On 14 April, 1921, the plaintiff was an employee of the defendant and subject to the orders of one Williams, who was the subforeman. Williams directed the plaintiff and two others to get log-hooks and move certain pieces of green timber. The plaintiff told him the timber was too heavy for four men to move, and asked for other help. Two of the men went to the rear end of a log, which was about 20 feet long, and Williams and the plaintiff went to the other end. Williams gave orders to lift the timber, and in attempting to carry it the plaintiff strained his back and was injured. The plaintiff alleged that the defendant was negligent in failing to provide sufficient help, proper means and appliances, and a safe place in which to work.

The plaintiff testified, among other things, that he thought the timber was too heavy for four men, but not that it was dangerous to undertake to carry it; that he told the foreman it was too heavy, but in trying to carry it he was obeying instructions; that the foreman commanded him to assist the others. There was evidence in contradiction and in corroboration, and the issues of negligence, assumption of risk, and damages were answered in favor of the plaintiff. Judgment; appeal by the defendant. The exception is addressed to his Honor's refusal to *Page 602 dismiss the action as in case of nonsuit. Admitting the duty of exercising ordinary care to provide proper assistance and a reasonably (572) safe and suitable place for work, the defendant contends that according to the plaintiff's own testimony he assumed the risk of injury, and is not entitled to damages.
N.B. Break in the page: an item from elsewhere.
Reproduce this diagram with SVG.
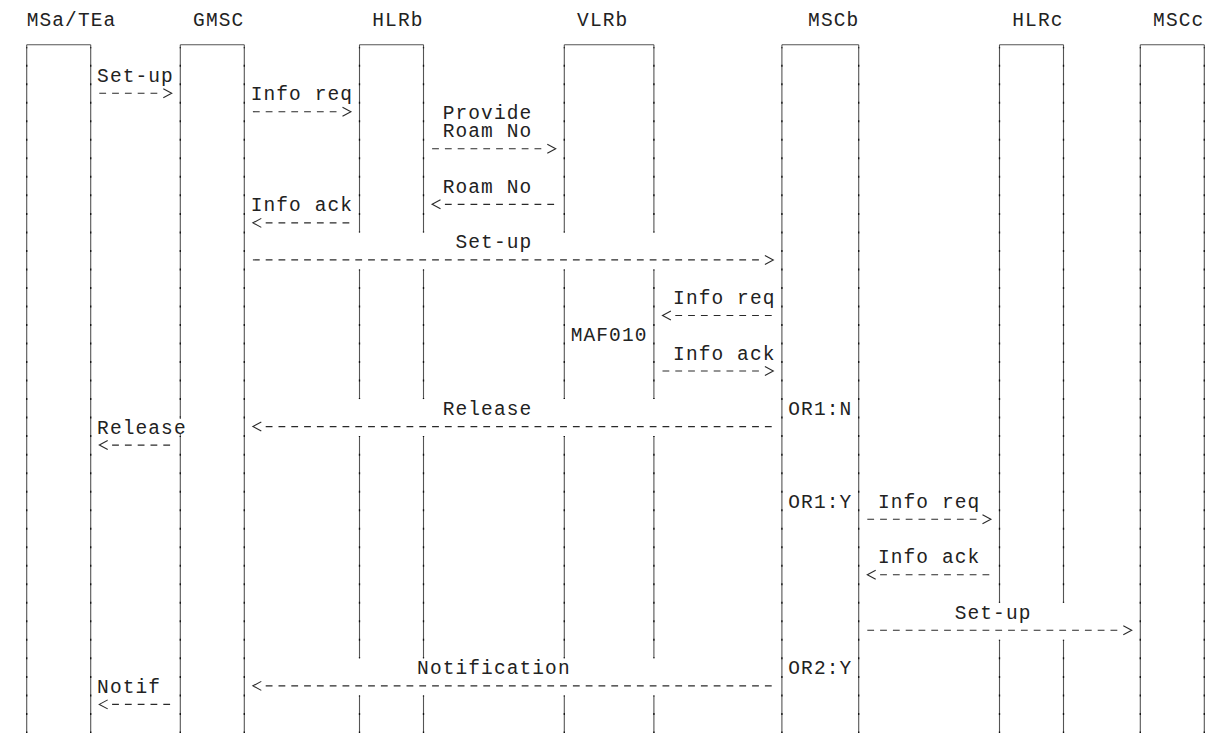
<svg xmlns="http://www.w3.org/2000/svg" width="1211" height="733" viewBox="0 0 1211 733">
<style>
  text { font-family: "Liberation Mono", "Courier New", monospace; font-size: 19.5px; letter-spacing: 1.1px; fill: #222; }
  .ll { stroke: #555; stroke-width: 1.1; fill: none; }
  .tk { stroke: #111; stroke-width: 1.3; fill: none; stroke-dasharray: 1 16.52 1 0; }
  .top { stroke: #555; stroke-width: 1.1; fill: none; }
  .msg { stroke: #2a2a2a; stroke-width: 1.1; fill: none; stroke-dasharray: 6.8 6; }
  .msg.r { marker-end: url(#ahR); }
  .msg.l { marker-end: url(#ahL); }
</style>
<defs>
  <marker id="ahR" markerUnits="userSpaceOnUse" markerWidth="20" markerHeight="12" refX="0" refY="6" orient="auto" overflow="visible">
    <path d="M6,1.5 L14.4,6 L6,10.5" fill="none" stroke="#2a2a2a" stroke-width="1.1" stroke-dasharray="none"/>
  </marker>
  <marker id="ahL" markerUnits="userSpaceOnUse" markerWidth="20" markerHeight="12" refX="0" refY="6" orient="auto" overflow="visible">
    <path d="M4.4,1.5 L12.8,6 L4.4,10.5" fill="none" stroke="#2a2a2a" stroke-width="1.1" stroke-dasharray="none"/>
  </marker>
</defs>
<rect width="1211" height="733" fill="#ffffff"/>

<g id="MSaTEa">
  <text x="26.7" y="25.7">MSa/TEa</text>
  <line class="top" x1="26.7" y1="44.7" x2="90.7" y2="44.7"/>
  <line class="ll" x1="26.7" y1="44.7" x2="26.7" y2="733"/>
  <line class="ll" x1="90.7" y1="44.7" x2="90.7" y2="733"/>
  <line class="tk" x1="26.7" y1="47.2" x2="26.7" y2="733"/>
  <line class="tk" x1="90.7" y1="47.2" x2="90.7" y2="733"/>
</g>

<g id="GMSC">
  <text x="193.1" y="25.7">GMSC</text>
  <line class="top" x1="180.3" y1="44.7" x2="244.3" y2="44.7"/>
  <line class="ll" x1="180.3" y1="44.7" x2="180.3" y2="419"/>
  <line class="ll" x1="180.3" y1="434" x2="180.3" y2="733"/>
  <line class="ll" x1="244.3" y1="44.7" x2="244.3" y2="733"/>
  <line class="tk" x1="180.3" y1="47.2" x2="180.3" y2="417.6"/>
  <line class="tk" x1="180.3" y1="436.12" x2="180.3" y2="733"/>
  <line class="tk" x1="244.3" y1="47.2" x2="244.3" y2="733"/>
</g>

<g id="HLRb">
  <text x="372.3" y="25.7">HLRb</text>
  <line class="top" x1="359.5" y1="44.7" x2="423.5" y2="44.7"/>
  <line class="ll" x1="359.5" y1="44.7" x2="359.5" y2="232.4"/>
  <line class="ll" x1="359.5" y1="269.44" x2="359.5" y2="399.08"/>
  <line class="ll" x1="359.5" y1="436.12" x2="359.5" y2="658.36"/>
  <line class="ll" x1="359.5" y1="695.4" x2="359.5" y2="733"/>
  <line class="ll" x1="423.5" y1="44.7" x2="423.5" y2="232.4"/>
  <line class="ll" x1="423.5" y1="269.44" x2="423.5" y2="399.08"/>
  <line class="ll" x1="423.5" y1="436.12" x2="423.5" y2="658.36"/>
  <line class="ll" x1="423.5" y1="695.4" x2="423.5" y2="733"/>
  <line class="tk" x1="359.5" y1="47.2" x2="359.5" y2="232.4"/>
  <line class="tk" x1="359.5" y1="269.44" x2="359.5" y2="399.08"/>
  <line class="tk" x1="359.5" y1="436.12" x2="359.5" y2="658.36"/>
  <line class="tk" x1="359.5" y1="695.4" x2="359.5" y2="733"/>
  <line class="tk" x1="423.5" y1="47.2" x2="423.5" y2="232.4"/>
  <line class="tk" x1="423.5" y1="269.44" x2="423.5" y2="399.08"/>
  <line class="tk" x1="423.5" y1="436.12" x2="423.5" y2="658.36"/>
  <line class="tk" x1="423.5" y1="695.4" x2="423.5" y2="733"/>
</g>

<g id="VLRb">
  <text x="577.1" y="25.7">VLRb</text>
  <line class="top" x1="564.3" y1="44.7" x2="653.9" y2="44.7"/>
  <line class="ll" x1="564.3" y1="44.7" x2="564.3" y2="232.4"/>
  <line class="ll" x1="564.3" y1="269.44" x2="564.3" y2="399.08"/>
  <line class="ll" x1="564.3" y1="436.12" x2="564.3" y2="658.36"/>
  <line class="ll" x1="564.3" y1="695.4" x2="564.3" y2="733"/>
  <line class="ll" x1="653.9" y1="44.7" x2="653.9" y2="232.4"/>
  <line class="ll" x1="653.9" y1="269.44" x2="653.9" y2="399.08"/>
  <line class="ll" x1="653.9" y1="436.12" x2="653.9" y2="658.36"/>
  <line class="ll" x1="653.9" y1="695.4" x2="653.9" y2="733"/>
  <line class="tk" x1="564.3" y1="47.2" x2="564.3" y2="232.4"/>
  <line class="tk" x1="564.3" y1="269.44" x2="564.3" y2="399.08"/>
  <line class="tk" x1="564.3" y1="436.12" x2="564.3" y2="658.36"/>
  <line class="tk" x1="564.3" y1="695.4" x2="564.3" y2="733"/>
  <line class="tk" x1="653.9" y1="47.2" x2="653.9" y2="232.4"/>
  <line class="tk" x1="653.9" y1="269.44" x2="653.9" y2="399.08"/>
  <line class="tk" x1="653.9" y1="436.12" x2="653.9" y2="658.36"/>
  <line class="tk" x1="653.9" y1="695.4" x2="653.9" y2="733"/>
  <text x="570.7" y="340.98">MAF010</text>
</g>

<g id="MSCb">
  <text x="808.1" y="25.7">MSCb</text>
  <line class="top" x1="781.9" y1="44.7" x2="858.7" y2="44.7"/>
  <line class="ll" x1="781.9" y1="44.7" x2="781.9" y2="733"/>
  <line class="ll" x1="858.7" y1="44.7" x2="858.7" y2="733"/>
  <line class="tk" x1="781.9" y1="47.2" x2="781.9" y2="733"/>
  <line class="tk" x1="858.7" y1="47.2" x2="858.7" y2="733"/>
  <text x="788.3" y="415.06">OR1:N</text>
  <text x="788.3" y="507.66">OR1:Y</text>
  <text x="788.3" y="674.34">OR2:Y</text>
</g>

<g id="HLRc">
  <text x="1012.3" y="25.7">HLRc</text>
  <line class="top" x1="999.5" y1="44.7" x2="1063.5" y2="44.7"/>
  <line class="ll" x1="999.5" y1="44.7" x2="999.5" y2="602.8"/>
  <line class="ll" x1="999.5" y1="639.84" x2="999.5" y2="733"/>
  <line class="ll" x1="1063.5" y1="44.7" x2="1063.5" y2="602.8"/>
  <line class="ll" x1="1063.5" y1="639.84" x2="1063.5" y2="733"/>
  <line class="tk" x1="999.5" y1="47.2" x2="999.5" y2="602.8"/>
  <line class="tk" x1="999.5" y1="639.84" x2="999.5" y2="733"/>
  <line class="tk" x1="1063.5" y1="47.2" x2="1063.5" y2="602.8"/>
  <line class="tk" x1="1063.5" y1="639.84" x2="1063.5" y2="733"/>
</g>

<g id="MSCc">
  <text x="1153.1" y="25.7">MSCc</text>
  <line class="top" x1="1140.3" y1="44.7" x2="1204.3" y2="44.7"/>
  <line class="ll" x1="1140.3" y1="44.7" x2="1140.3" y2="733"/>
  <line class="ll" x1="1204.3" y1="44.7" x2="1204.3" y2="733"/>
  <line class="tk" x1="1140.3" y1="47.2" x2="1140.3" y2="733"/>
  <line class="tk" x1="1204.3" y1="47.2" x2="1204.3" y2="733"/>
</g>

<g id="connectors">
  <path class="msg r" d="M99.3,93.2 H157.3"/>
  <path class="msg r" d="M252.9,111.74 H336.5"/>
  <path class="msg r" d="M432.1,148.78 H541.3"/>
  <path class="msg l" d="M554.1,204.34 H444.9"/>
  <path class="msg l" d="M349.3,222.86 H265.7"/>
  <path class="msg r" d="M252.9,259.9 H758.9"/>
  <path class="msg l" d="M771.7,315.46 H675.3"/>
  <path class="msg r" d="M662.5,371.02 H758.9"/>
  <path class="msg l" d="M771.7,426.58 H265.7"/>
  <path class="msg l" d="M170.1,445.1 H112.1"/>
  <path class="msg r" d="M867.3,519.18 H976.5"/>
  <path class="msg l" d="M989.3,574.74 H880.1"/>
  <path class="msg r" d="M867.3,630.3 H1117.3"/>
  <path class="msg l" d="M771.7,685.86 H265.7"/>
  <path class="msg l" d="M170.1,704.38 H112.1"/>

  <text x="97.1" y="81.7">Set-up</text>
  <text x="250.7" y="100.22">Info req</text>
  <text x="442.7" y="118.74">Provide<tspan x="442.7" dy="18.52">Roam No</tspan></text>
  <text x="442.7" y="192.82">Roam No</text>
  <text x="250.7" y="211.34">Info ack</text>
  <text x="455.5" y="248.38">Set-up</text>
  <text x="673.1" y="303.94">Info req</text>
  <text x="673.1" y="359.5">Info ack</text>
  <text x="442.7" y="415.06">Release</text>
  <text x="97.1" y="433.58">Release</text>
  <text x="877.9" y="507.66">Info req</text>
  <text x="877.9" y="563.22">Info ack</text>
  <text x="954.7" y="618.78">Set-up</text>
  <text x="417.1" y="674.34">Notification</text>
  <text x="97.1" y="692.86">Notif</text>
</g>
</svg>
In this jurisdiction it is held that while an employee assumes all the ordinary risks incident to his employment, he does not assume those which are due to his employer's negligence, unless they are so obvious that a man of ordinary prudence would not continue to work on and incur the attendant risks; and further, that this is equivalent to referring the question of the assumption of risk to the principles of contributory negligence. Sims v. Lindsay,122 N.C. 678; Lloyd v. Hanes, 126 N.C. 359; Coley v. R. R., 129 N.C. 407;Marks v. Cotton Mills, 135 N.C. 287; Pigford v. R. R., 160 N.C. 95;Brown v. Foundry Co., 170 N.C. 39.

In Pigford's case, supra, the plaintiff requested additional help, and his superior officer said, "Go and try; do the best you can; it is the engineer's orders"; and it was held, "When a servant is injured within the scope of a dangerous employment by the negligent act of the master in not furnishing him sufficient and competent assistance, and the master's negligence is the proximate cause of the injury, the servant is not held to have assumed the risk of the master's negligent act, and can recover unless his own negligence contributed to the injury as the proximate cause."

While the plaintiff's evidence may not be entirely consistent, we are not prepared to hold as a matter of law that the second issue should have been answered for the defendant, or that the action should have been dismissed. We think his Honor properly left the controversy to the determination of the jury.

We find no error which entitles the defendant to a new trial.

No error.

Cited: West v. Mining Corp., 198 N.C. 155.